## Records with drawing code
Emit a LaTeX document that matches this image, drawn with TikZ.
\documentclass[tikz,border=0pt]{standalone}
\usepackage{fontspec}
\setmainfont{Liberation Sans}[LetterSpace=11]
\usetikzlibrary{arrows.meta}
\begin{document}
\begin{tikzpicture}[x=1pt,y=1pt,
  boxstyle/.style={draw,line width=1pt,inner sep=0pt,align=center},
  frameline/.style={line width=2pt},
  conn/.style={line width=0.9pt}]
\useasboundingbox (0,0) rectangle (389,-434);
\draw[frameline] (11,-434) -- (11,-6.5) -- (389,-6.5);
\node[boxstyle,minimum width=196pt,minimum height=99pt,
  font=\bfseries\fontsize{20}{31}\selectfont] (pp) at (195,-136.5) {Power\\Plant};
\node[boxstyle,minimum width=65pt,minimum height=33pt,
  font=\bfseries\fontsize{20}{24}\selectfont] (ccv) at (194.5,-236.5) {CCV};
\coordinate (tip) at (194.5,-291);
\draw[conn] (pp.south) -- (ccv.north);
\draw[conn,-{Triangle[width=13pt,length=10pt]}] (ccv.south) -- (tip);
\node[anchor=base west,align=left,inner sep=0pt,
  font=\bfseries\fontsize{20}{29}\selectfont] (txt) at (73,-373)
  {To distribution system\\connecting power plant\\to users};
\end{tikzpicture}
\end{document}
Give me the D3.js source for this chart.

## SET PROBLEM
Exactly as shown above, return every record.

## FULL OUTPUT
Emit a LaTeX document that matches this image, drawn with TikZ.
\documentclass[tikz,border=0pt]{standalone}
\usepackage{fontspec}
\setmainfont{Liberation Sans}[LetterSpace=11]
\usetikzlibrary{arrows.meta}
\begin{document}
\begin{tikzpicture}[x=1pt,y=1pt,
  boxstyle/.style={draw,line width=1pt,inner sep=0pt,align=center},
  frameline/.style={line width=2pt},
  conn/.style={line width=0.9pt}]
\useasboundingbox (0,0) rectangle (389,-434);
\draw[frameline] (11,-434) -- (11,-6.5) -- (389,-6.5);
\node[boxstyle,minimum width=196pt,minimum height=99pt,
  font=\bfseries\fontsize{20}{31}\selectfont] (pp) at (195,-136.5) {Power\\Plant};
\node[boxstyle,minimum width=65pt,minimum height=33pt,
  font=\bfseries\fontsize{20}{24}\selectfont] (ccv) at (194.5,-236.5) {CCV};
\coordinate (tip) at (194.5,-291);
\draw[conn] (pp.south) -- (ccv.north);
\draw[conn,-{Triangle[width=13pt,length=10pt]}] (ccv.south) -- (tip);
\node[anchor=base west,align=left,inner sep=0pt,
  font=\bfseries\fontsize{20}{29}\selectfont] (txt) at (73,-373)
  {To distribution system\\connecting power plant\\to users};
\end{tikzpicture}
\end{document}
Give me the D3.js source for this chart.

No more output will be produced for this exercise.